§ **Written exercise**
Restate each of the lines below word for word and drop every picture.

Records with drawing code
>>>

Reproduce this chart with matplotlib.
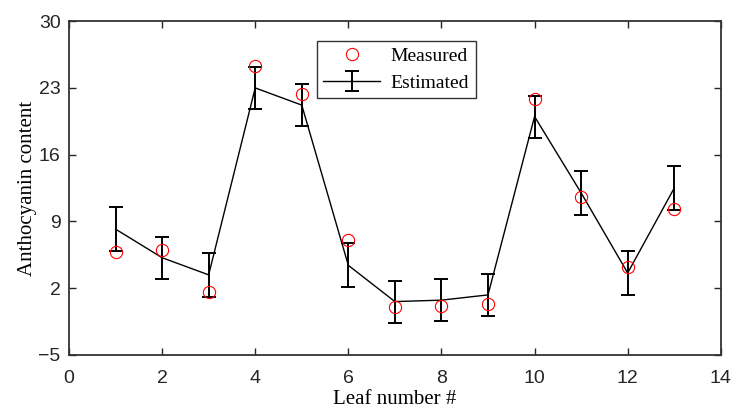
import numpy as np
import matplotlib.pyplot as plt

leaf = [1, 2, 3, 4, 5, 6, 7, 8, 9, 10, 11, 12, 13]
measured = [5.8, 6.0, 1.6, 25.3, 22.4, 7.1, 0.0, 0.15, 0.35, 21.8, 11.6, 4.2, 10.3]
estimated = [8.2, 5.2, 3.4, 23.0, 21.2, 4.4, 0.6, 0.75, 1.3, 20.0, 12.0, 3.6, 12.5]
err = [2.3, 2.2, 2.3, 2.2, 2.2, 2.3, 2.2, 2.2, 2.2, 2.2, 2.3, 2.3, 2.3]

yticks = [-5, 2, 9, 16, 23, 30]
xticks = [0, 2, 4, 6, 8, 10, 12, 14]

fig = plt.figure(figsize=(7.37, 4.15), dpi=100)
ax = fig.add_axes([0.0936, 0.1446, 0.8844, 0.8044])

ax.plot(leaf, measured, 'o', mfc='none', mec='red', ms=8.8, mew=0.8,
        label='Measured', zorder=3)
ax.errorbar(leaf, estimated, yerr=err, color='black', lw=1.0,
            elinewidth=1.4, capsize=4.8, capthick=1.4, label='Estimated')

ax.set_xlim(0, 14)
ax.set_ylim(-5, 30)
ax.set_xticks(xticks)
ax.set_yticks(yticks)
ax.tick_params(direction='in', length=5, width=1, top=True, right=True,
               labelsize=14, colors='#262626')
ax.tick_params(axis='x', pad=11)
ax.tick_params(axis='y', pad=6)
for lab in ax.get_xticklabels() + ax.get_yticklabels():
    lab.set_family('Liberation Sans')
for s in ax.spines.values():
    s.set_color('#333333')
    s.set_linewidth(1.3)

ax.set_xlabel('Leaf number #', family='Liberation Serif', fontsize=15,
              labelpad=2)
ax.set_ylabel('Anthocyanin content', family='Liberation Serif', fontsize=15,
              labelpad=1)

leg = ax.legend(loc='upper left', bbox_to_anchor=(0.38, 0.941),
                prop={'family': 'Liberation Serif', 'size': 14},
                fancybox=False, framealpha=1, edgecolor='#333333',
                borderpad=0.35, handlelength=2.9, handletextpad=0.55,
                labelspacing=0.45, borderaxespad=0)
leg.get_frame().set_linewidth(1.0)

fig.savefig('out.png', dpi=100)
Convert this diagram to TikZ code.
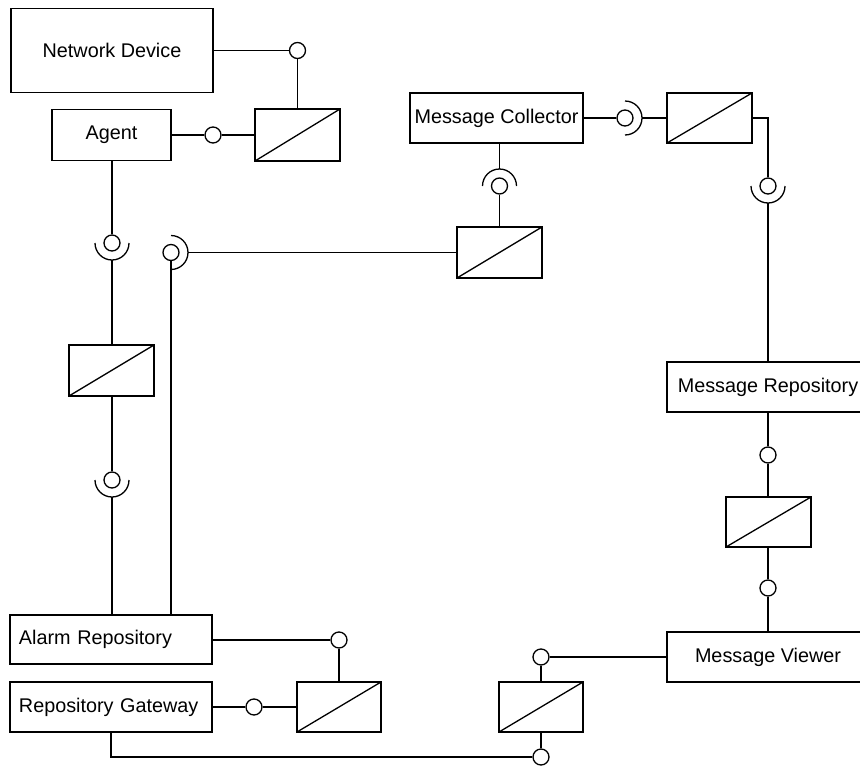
\documentclass[tikz,border=0pt]{standalone}
\usepackage{fontspec}
\setmainfont{Liberation Sans}
\begin{document}
\begin{tikzpicture}[x=1pt, y=-1pt, line width=1.3pt,
  comp/.style={draw, rectangle, inner sep=0pt, fill=white,
    font=\fontsize{19.8pt}{24pt}\selectfont},
  leftlabel/.style={text width=184pt, align=left},
  conv/.style={draw, rectangle, inner sep=0pt, fill=white,
    minimum width=85pt, minimum height=51pt,
    path picture={\draw (path picture bounding box.south west)
      -- (path picture bounding box.north east);}},
  ball/.style={draw, circle, minimum size=16pt, inner sep=0pt, fill=white}]

\useasboundingbox (0,0) rectangle (860,766);
\fill[white] (0,0) rectangle (860,766);
\clip (0,0) rectangle (860,766);

% components
\node[comp, minimum width=202pt, minimum height=84pt] (nd) at (112,50.5) {Network Device};
\node[comp, minimum width=119pt, minimum height=51pt] (agent) at (111.5,135) {Agent};
\node[comp, minimum width=173pt, minimum height=50pt] (mc) at (496.5,118) {Message Collector};
\node[comp, minimum width=202pt, minimum height=50pt] (mr) at (768,387) {Message Repository};
\node[comp, minimum width=202pt, minimum height=50pt] (mv) at (768,657) {Message Viewer};
\node[comp, leftlabel, minimum width=202pt, minimum height=49pt, inner xsep=9pt] (ar) at (111,639.5) {Alarm Repository};
\node[comp, leftlabel, minimum width=202pt, minimum height=50pt, inner xsep=9pt] (rg) at (111,707) {Repository Gateway};

% converters
\node[conv, minimum height=52pt] (cv1) at (297.5,135) {};
\node[conv] (cv2) at (499.5,252.5) {};
\node[conv, minimum height=50pt] (cv3) at (709.5,118) {};
\node[conv, minimum height=50pt] (cv4) at (768.5,522) {};
\node[conv, minimum width=84pt, minimum height=50pt] (cv5) at (541,707) {};
\node[conv, minimum width=84pt, minimum height=50pt] (cv6) at (339,707) {};
\node[conv] (cv7) at (111.5,370.5) {};

% provided interfaces
\node[ball] (b1) at (297.5,50.5) {};
\node[ball] (b2) at (213,135) {};
\node[ball] (b4) at (768,455) {};
\node[ball] (b5) at (768,588) {};
\node[ball] (b6) at (541,657) {};
\node[ball] (b7) at (541,757) {};
\node[ball] (b8) at (339,640) {};
\node[ball] (b9) at (254,707) {};

% assembly connectors (ball and socket)
\node[ball] (s1) at (499.5,186) {};
\node[ball] (s2) at (625,118) {};
\node[ball] (s3) at (768,186) {};
\node[ball] (s4) at (112,243) {};
\node[ball] (s5) at (112,480) {};
\node[ball] (s6) at (171,252.5) {};

\draw ([xshift=17pt]s1.center) arc[start angle=0, end angle=180, radius=17pt];
\draw ([yshift=-17pt]s2.center) arc[start angle=-90, end angle=90, radius=17pt];
\draw ([xshift=-17pt]s3.center) arc[start angle=180, end angle=360, radius=17pt];
\draw ([xshift=-17pt]s4.center) arc[start angle=180, end angle=360, radius=17pt];
\draw ([xshift=-17pt]s5.center) arc[start angle=180, end angle=360, radius=17pt];
\draw ([yshift=-17pt]s6.center) arc[start angle=-90, end angle=90, radius=17pt];

\coordinate (s1t) at ([yshift=17pt]s1.center);
\coordinate (s2r) at ([xshift=17pt]s2.center);
\coordinate (s3b) at ([yshift=-17pt]s3.center);
\coordinate (s4b) at ([yshift=-17pt]s4.center);
\coordinate (s5b) at ([yshift=-17pt]s5.center);
\coordinate (s6r) at ([xshift=17pt]s6.center);

% connectors
\draw (nd.east |- b1) -- (b1.west);
\draw (b1.south) -- (cv1.north);
\draw (agent.east) -- (b2.west);
\draw (b2.east) -- (cv1.west);

\draw (s4 |- agent.south) -- (s4.north);
\draw (s4b) -- (s4 |- cv7.north);
\draw (s5 |- cv7.south) -- (s5.north);
\draw (s5b) -- (s5 |- ar.north);

\draw (s6.south) -- (s6 |- ar.north);
\draw (s6r) -- (cv2.west);

\draw (s1t) -- (s1 |- mc.south);
\draw (s1.south) -- (cv2.north);
\draw (mc.east) -- (s2.west);
\draw (s2r) -- (cv3.west);
\draw (cv3.east) -| (s3.north);
\draw (s3b) -- (s3 |- mr.north);

\draw (s3 |- mr.south) -- (b4.north);
\draw (b4.south) -- (b4 |- cv4.north);
\draw (b4 |- cv4.south) -- (b5.north);
\draw (b5.south) -- (b5 |- mv.north);

\draw (mv.west |- b6) -- (b6.east);
\draw (b6.south) -- (cv5.north);
\draw (cv5.south) -- (b7.north);
\draw (rg.south) -- (rg.south |- b7) -- (b7.west);

\draw (ar.east |- b8) -- (b8.west);
\draw (b8.south) -- (cv6.north);
\draw (rg.east) -- (b9.west);
\draw (b9.east) -- (cv6.west);
\end{tikzpicture}
\end{document}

<<<

§ **Answer to the problem**
Reproduce this chart with matplotlib.
import numpy as np
import matplotlib.pyplot as plt

leaf = [1, 2, 3, 4, 5, 6, 7, 8, 9, 10, 11, 12, 13]
measured = [5.8, 6.0, 1.6, 25.3, 22.4, 7.1, 0.0, 0.15, 0.35, 21.8, 11.6, 4.2, 10.3]
estimated = [8.2, 5.2, 3.4, 23.0, 21.2, 4.4, 0.6, 0.75, 1.3, 20.0, 12.0, 3.6, 12.5]
err = [2.3, 2.2, 2.3, 2.2, 2.2, 2.3, 2.2, 2.2, 2.2, 2.2, 2.3, 2.3, 2.3]

yticks = [-5, 2, 9, 16, 23, 30]
xticks = [0, 2, 4, 6, 8, 10, 12, 14]

fig = plt.figure(figsize=(7.37, 4.15), dpi=100)
ax = fig.add_axes([0.0936, 0.1446, 0.8844, 0.8044])

ax.plot(leaf, measured, 'o', mfc='none', mec='red', ms=8.8, mew=0.8,
        label='Measured', zorder=3)
ax.errorbar(leaf, estimated, yerr=err, color='black', lw=1.0,
            elinewidth=1.4, capsize=4.8, capthick=1.4, label='Estimated')

ax.set_xlim(0, 14)
ax.set_ylim(-5, 30)
ax.set_xticks(xticks)
ax.set_yticks(yticks)
ax.tick_params(direction='in', length=5, width=1, top=True, right=True,
               labelsize=14, colors='#262626')
ax.tick_params(axis='x', pad=11)
ax.tick_params(axis='y', pad=6)
for lab in ax.get_xticklabels() + ax.get_yticklabels():
    lab.set_family('Liberation Sans')
for s in ax.spines.values():
    s.set_color('#333333')
    s.set_linewidth(1.3)

ax.set_xlabel('Leaf number #', family='Liberation Serif', fontsize=15,
              labelpad=2)
ax.set_ylabel('Anthocyanin content', family='Liberation Serif', fontsize=15,
              labelpad=1)

leg = ax.legend(loc='upper left', bbox_to_anchor=(0.38, 0.941),
                prop={'family': 'Liberation Serif', 'size': 14},
                fancybox=False, framealpha=1, edgecolor='#333333',
                borderpad=0.35, handlelength=2.9, handletextpad=0.55,
                labelspacing=0.45, borderaxespad=0)
leg.get_frame().set_linewidth(1.0)

fig.savefig('out.png', dpi=100)
Convert this diagram to TikZ code.
\documentclass[tikz,border=0pt]{standalone}
\usepackage{fontspec}
\setmainfont{Liberation Sans}
\begin{document}
\begin{tikzpicture}[x=1pt, y=-1pt, line width=1.3pt,
  comp/.style={draw, rectangle, inner sep=0pt, fill=white,
    font=\fontsize{19.8pt}{24pt}\selectfont},
  leftlabel/.style={text width=184pt, align=left},
  conv/.style={draw, rectangle, inner sep=0pt, fill=white,
    minimum width=85pt, minimum height=51pt,
    path picture={\draw (path picture bounding box.south west)
      -- (path picture bounding box.north east);}},
  ball/.style={draw, circle, minimum size=16pt, inner sep=0pt, fill=white}]

\useasboundingbox (0,0) rectangle (860,766);
\fill[white] (0,0) rectangle (860,766);
\clip (0,0) rectangle (860,766);

% components
\node[comp, minimum width=202pt, minimum height=84pt] (nd) at (112,50.5) {Network Device};
\node[comp, minimum width=119pt, minimum height=51pt] (agent) at (111.5,135) {Agent};
\node[comp, minimum width=173pt, minimum height=50pt] (mc) at (496.5,118) {Message Collector};
\node[comp, minimum width=202pt, minimum height=50pt] (mr) at (768,387) {Message Repository};
\node[comp, minimum width=202pt, minimum height=50pt] (mv) at (768,657) {Message Viewer};
\node[comp, leftlabel, minimum width=202pt, minimum height=49pt, inner xsep=9pt] (ar) at (111,639.5) {Alarm Repository};
\node[comp, leftlabel, minimum width=202pt, minimum height=50pt, inner xsep=9pt] (rg) at (111,707) {Repository Gateway};

% converters
\node[conv, minimum height=52pt] (cv1) at (297.5,135) {};
\node[conv] (cv2) at (499.5,252.5) {};
\node[conv, minimum height=50pt] (cv3) at (709.5,118) {};
\node[conv, minimum height=50pt] (cv4) at (768.5,522) {};
\node[conv, minimum width=84pt, minimum height=50pt] (cv5) at (541,707) {};
\node[conv, minimum width=84pt, minimum height=50pt] (cv6) at (339,707) {};
\node[conv] (cv7) at (111.5,370.5) {};

% provided interfaces
\node[ball] (b1) at (297.5,50.5) {};
\node[ball] (b2) at (213,135) {};
\node[ball] (b4) at (768,455) {};
\node[ball] (b5) at (768,588) {};
\node[ball] (b6) at (541,657) {};
\node[ball] (b7) at (541,757) {};
\node[ball] (b8) at (339,640) {};
\node[ball] (b9) at (254,707) {};

% assembly connectors (ball and socket)
\node[ball] (s1) at (499.5,186) {};
\node[ball] (s2) at (625,118) {};
\node[ball] (s3) at (768,186) {};
\node[ball] (s4) at (112,243) {};
\node[ball] (s5) at (112,480) {};
\node[ball] (s6) at (171,252.5) {};

\draw ([xshift=17pt]s1.center) arc[start angle=0, end angle=180, radius=17pt];
\draw ([yshift=-17pt]s2.center) arc[start angle=-90, end angle=90, radius=17pt];
\draw ([xshift=-17pt]s3.center) arc[start angle=180, end angle=360, radius=17pt];
\draw ([xshift=-17pt]s4.center) arc[start angle=180, end angle=360, radius=17pt];
\draw ([xshift=-17pt]s5.center) arc[start angle=180, end angle=360, radius=17pt];
\draw ([yshift=-17pt]s6.center) arc[start angle=-90, end angle=90, radius=17pt];

\coordinate (s1t) at ([yshift=17pt]s1.center);
\coordinate (s2r) at ([xshift=17pt]s2.center);
\coordinate (s3b) at ([yshift=-17pt]s3.center);
\coordinate (s4b) at ([yshift=-17pt]s4.center);
\coordinate (s5b) at ([yshift=-17pt]s5.center);
\coordinate (s6r) at ([xshift=17pt]s6.center);

% connectors
\draw (nd.east |- b1) -- (b1.west);
\draw (b1.south) -- (cv1.north);
\draw (agent.east) -- (b2.west);
\draw (b2.east) -- (cv1.west);

\draw (s4 |- agent.south) -- (s4.north);
\draw (s4b) -- (s4 |- cv7.north);
\draw (s5 |- cv7.south) -- (s5.north);
\draw (s5b) -- (s5 |- ar.north);

\draw (s6.south) -- (s6 |- ar.north);
\draw (s6r) -- (cv2.west);

\draw (s1t) -- (s1 |- mc.south);
\draw (s1.south) -- (cv2.north);
\draw (mc.east) -- (s2.west);
\draw (s2r) -- (cv3.west);
\draw (cv3.east) -| (s3.north);
\draw (s3b) -- (s3 |- mr.north);

\draw (s3 |- mr.south) -- (b4.north);
\draw (b4.south) -- (b4 |- cv4.north);
\draw (b4 |- cv4.south) -- (b5.north);
\draw (b5.south) -- (b5 |- mv.north);

\draw (mv.west |- b6) -- (b6.east);
\draw (b6.south) -- (cv5.north);
\draw (cv5.south) -- (b7.north);
\draw (rg.south) -- (rg.south |- b7) -- (b7.west);

\draw (ar.east |- b8) -- (b8.west);
\draw (b8.south) -- (cv6.north);
\draw (rg.east) -- (b9.west);
\draw (b9.east) -- (cv6.west);
\end{tikzpicture}
\end{document}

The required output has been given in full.